A three-dimensional numerical model is presented to investigate the contact behavior of layered elastic/plastic solids with rough surfaces. The surface deformation and pressure distributions are obtained based on a variational principle with a fast Fourier transform (FFT)-based scheme. The surface and subsurface stresses in the layer and the substrate are determined and a von Mises yield criterion is used to determine onset of yield. The model is applicable for both single-asperity contact and multiple-asperity contact. Three-dimensional layered elastic/plastic solids with rough surfaces are generated on the computer with specified standard deviation of surface heights, correlation length, layer thickness, stiffness and hardness ratio of the layer to the substrate. The contact statistics of layered solids under a designated normal load are predicted, namely, the fractional contact area, contact pressures, surface and subsurface stress, and relative meniscus force.
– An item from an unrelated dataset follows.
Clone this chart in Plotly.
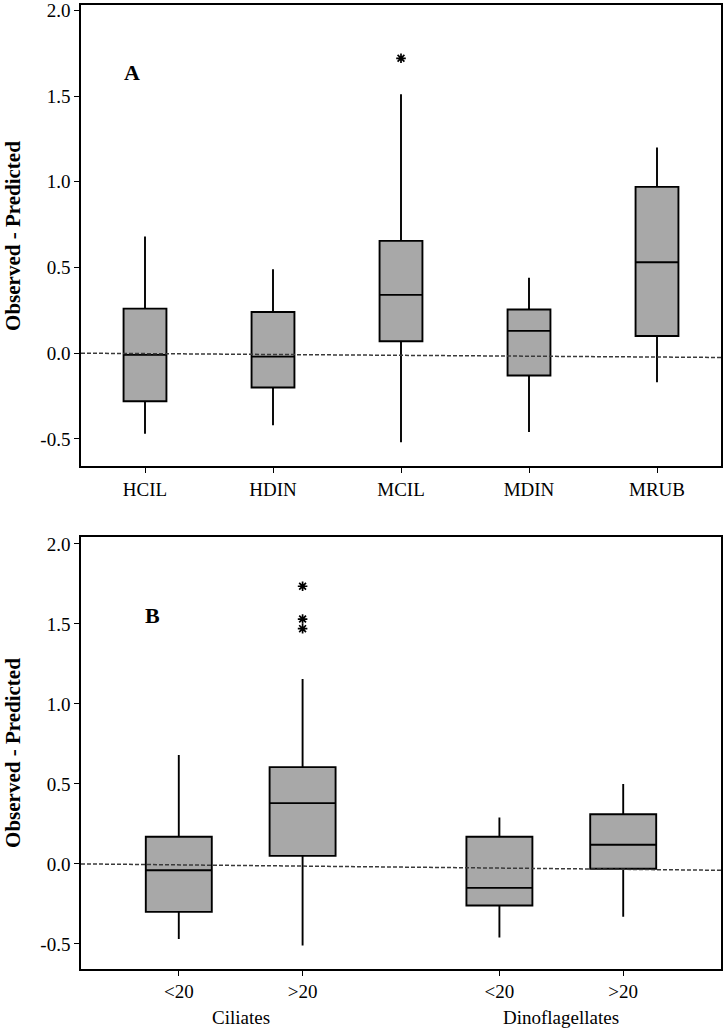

These contact statistics are used to investigate friction, stiction, and wear problems such as debris generation, brittle failure, and delamination. The results yield insight into the effects of the layer, surface roughness, and normal load on the tribological performance of layered elastic/plastic solids. It allows the specification of layer properties to realize elastic contact and to reduce wear of materials. Optimum layer parameters are identified to provide low friction, stiction and wear.